Chronique du 25 juin 2012, La Première/RTBF
Il s’agissait de ma toute dernière chronique sur les ondes de « La Première ».
En fait, faire une chronique régulière à la radio, c’est comme faire la cuisine tous les jours : le plus difficile, c’est d’avoir l’idée de nouvelles saveurs qui vont plaire à vos proches. Mais une fois que vous avez trouvé, faire les courses et exécuter la recette, c’est tout de suite plus facile.
C’est pareil pour une chronique : 80% du job, c’est d’avoir une petite illumination. Trouver une info étonnante, sortir des sentiers battus, parler de ce dont on ne parle pas d’habitude. Voilà ce qui me taraude tous les dimanches: ce dont les médias ne parlent pas. Hier soir, je me suis demandé : au fond, depuis 3 ans que je fais cette chronique, de quoi n’ai-je pas parlé ? Quel sujet, quel thème est-ce que j’ai bien pu rater, oublier, négliger ? J’ai fait 120, 130 chroniques, sur la crise institutionnelle, l’Eglise, la dette, DSK, l’école, la racisme, le slip rouge d’Elio Di Rupo, Fukushima, le football, Dutroux, Obama, les prisons, le prix Nobel, le Prince Laurent ( le prix Nobel et le Prince Laurent, ce sont 2 sujets différents), les J.O., le Printemps arabe, les impôts, Gaza, la faim dans le monde, etc.

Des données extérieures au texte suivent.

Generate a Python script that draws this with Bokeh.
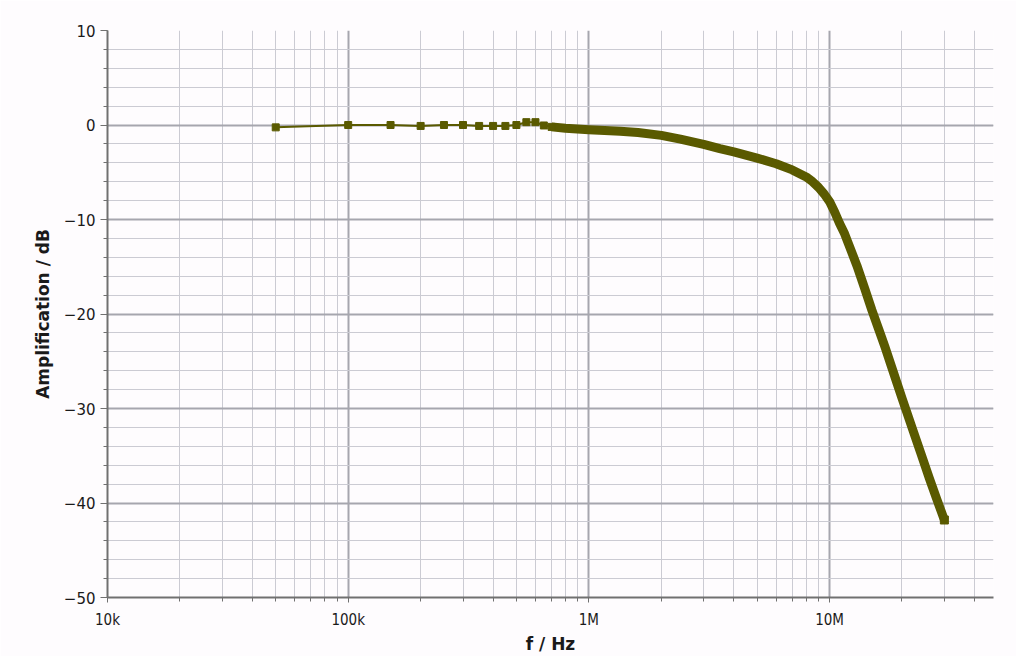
from bokeh.plotting import figure
from bokeh.models import FixedTicker, CustomJSTickFormatter, Range1d
from bokeh.embed import file_html
from bokeh.resources import INLINE

# ---- data ----
# sparse low-frequency measurement points (Hz, dB)
low_freq = [50e3, 100e3, 150e3, 200e3, 250e3, 300e3, 350e3, 400e3, 450e3,
            500e3, 550e3, 600e3, 650e3, 700e3]
low_db = [-0.25, 0.0, 0.0, -0.1, 0.0, 0.0, -0.1, -0.1, -0.1,
          0.0, 0.3, 0.3, -0.05, -0.2]

# densely sampled region (drawn as a thick band in the reference)
dense_freq = [700e3, 800e3, 1.0e6, 1.35e6, 1.6e6, 2.0e6, 2.4e6, 3.0e6, 3.5e6,
              4.0e6, 5.0e6, 6.0e6, 7.0e6, 8.0e6, 8.5e6, 9.0e6, 9.5e6, 10e6,
              10.5e6, 11e6, 11.5e6, 12e6, 13e6, 14e6, 15e6, 16e6, 17e6, 18e6,
              19e6, 20e6, 22e6, 24e6, 26e6, 28e6, 30e6]
dense_db = [-0.2, -0.35, -0.5, -0.65, -0.8, -1.1, -1.5, -2.05, -2.5,
            -2.85, -3.5, -4.1, -4.75, -5.5, -6.0, -6.6, -7.3, -8.1,
            -9.2, -10.4, -11.4, -12.6, -14.9, -17.3, -19.6, -21.6, -23.5, -25.4,
            -27.2, -28.9, -32.0, -34.8, -37.4, -39.7, -41.8]

xtick_values = [1e4, 1e5, 1e6, 1e7]
xtick_labels = ["10k", "100k", "1M", "10M"]
ytick_values = [-50, -40, -30, -20, -10, 0, 10]

x_label = "f / Hz"
y_label = "Amplification / dB"

# ---- figure ----
OLIVE = "#5a5a00"

p = figure(width=1016, height=656, x_axis_type="log",
           x_range=Range1d(1e4, 4.8e7), y_range=Range1d(-50, 10),
           output_backend="svg", toolbar_location=None,
           min_border_left=107, min_border_right=23,
           min_border_top=30, min_border_bottom=58)
p.outline_line_color = None
p.background_fill_color = "#fefcfe"
p.border_fill_color = "#fefcfe"

x_minor = [m * d for d in xtick_values for m in range(2, 10) if m * d <= 4.8e7]
y_minor = list(range(-50, 11, 2))

p.xaxis.ticker = FixedTicker(ticks=xtick_values, minor_ticks=x_minor)
p.yaxis.ticker = FixedTicker(ticks=ytick_values, minor_ticks=y_minor)

p.xaxis.formatter = CustomJSTickFormatter(
    args=dict(vals=xtick_values, labs=xtick_labels),
    code="""
    for (let i = 0; i < vals.length; i++) {
        if (Math.abs(tick - vals[i]) / vals[i] < 1e-6) return labs[i];
    }
    return "";
""")
p.yaxis.formatter = CustomJSTickFormatter(code="""
    return tick < 0 ? "\u2212" + Math.abs(tick) : String(tick);
""")

for ax in (p.xaxis, p.yaxis):
    ax.axis_line_color = "#707070"
    ax.axis_line_width = 2
    ax.major_tick_line_color = "#707070"
    ax.minor_tick_line_color = "#707070"
    ax.major_tick_in = 0
    ax.minor_tick_in = 0
    ax.major_label_text_color = "#1a1a1a"
    ax.major_label_text_font_size = "15px"
    ax.axis_label_text_font_style = "bold"
    ax.axis_label_text_color = "#1a1a1a"
    ax.axis_label_text_font = "DejaVu Sans"
    ax.axis_label_text_font_size = "17px"

p.yaxis.major_tick_out = 7
p.yaxis.minor_tick_out = 4
p.xaxis.major_tick_out = 5
p.xaxis.minor_tick_out = 4
p.yaxis.major_label_text_font = "DejaVu Sans"
p.xaxis.major_label_text_font = "DejaVu Sans Condensed"
p.yaxis.axis_label = y_label
p.xaxis.axis_label = x_label
p.xaxis.axis_label_standoff = 2
p.yaxis.axis_label_standoff = 8
p.xaxis.major_label_standoff = 8

for g in (p.xgrid, p.ygrid):
    g.grid_line_color = "#a6a6ae"
    g.grid_line_width = 2
    g.minor_grid_line_color = "#cbcbd3"
    g.minor_grid_line_width = 1

# ---- glyphs ----
p.line(low_freq, low_db, line_color=OLIVE, line_width=2)
p.line(dense_freq, dense_db, line_color=OLIVE, line_width=9, line_join="round")
p.scatter(low_freq, low_db, marker="square", size=7, fill_color=OLIVE, line_color=OLIVE)
p.scatter(dense_freq[-1:], dense_db[-1:], marker="square", size=8,
          fill_color=OLIVE, line_color=OLIVE)

open("out.html", "w").write(file_html(p, INLINE))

Et puis, je me suis rendu compte qu’il y avait, en effet, un sujet massif, tragique, un des plus importants de ces dix dernières années, dont je n’ai jamais parlé : c’est une guerre, une des plus meurtrières, celle qui se déroule, aujourd’hui encore, à l’est du Congo. Une guerre qui a fait plus des millions de morts (4 millions, dit-on …), dans l’indifférence générale de la communauté internationale.
Pourquoi n’ai jamais eu l’occasion d’en parler, je ne sais pas. Peut-être justement parce que ce qui rend cette guerre effroyable, c’est non seulement qu’elle ait fait tant de victimes, mais aussi qu’elle ne suscite aucune indignation planétaire, alors que nous avons tous les yeux rivés (à juste titre) sur la Syrie, par exemple. Il y a certainement d’autres guerres, d’autres drames dont je n’ai jamais parlé.
Mais justement, c’est ça la question : qu’est-ce qui fait qu’un événement se trouve à l’agenda, tandis qu’un autre est enfoui, refoulé ? Qu’est-ce qui fait que des acteurs de l’Histoire n’apparaissent jamais dans la lumière, n’ont même pas de visage ? Un philosophe allemand de l’entre-deux guerres, Walter Benjamin, disait qu’il fallait regarder l’Histoire non pas du point de vue des vainqueurs, mais du point de vue des vaincus. Renverser la perspective : ne pas chercher les succès, les héros, le progrès, mais écrire l’histoire des vaincus.
Mais justement, ce qui caractérise les vaincus, c’est qu’ils n’ont pas d’histoire. Ils vivent et meurent sans laisser de trace, sans témoins. Il faut donc tourner le décor, ne pas repasser les plats, penser autrement. C’est que les médias, il faut bien le dire, la plupart du temps, ne savent pas faire. Nous sommes inondés d’informations transmises par les vainqueurs ; le public lui-même plébiscite les belles histoires qui finissent bien.
Alors, forcément, on lui donne ce qu’il demande. Et puis parfois, on regarde de côté, on prend un peu de temps. Un peu de recul aussi. On délaisse la recette qu’on fait toujours, et on goûte quelque chose de nouveau, doux ou amer. On prend le temps de penser autrement. Eh bien, l’été, il est justement propice pour penser autrement, alors bonnes vacances, Marie-Laure.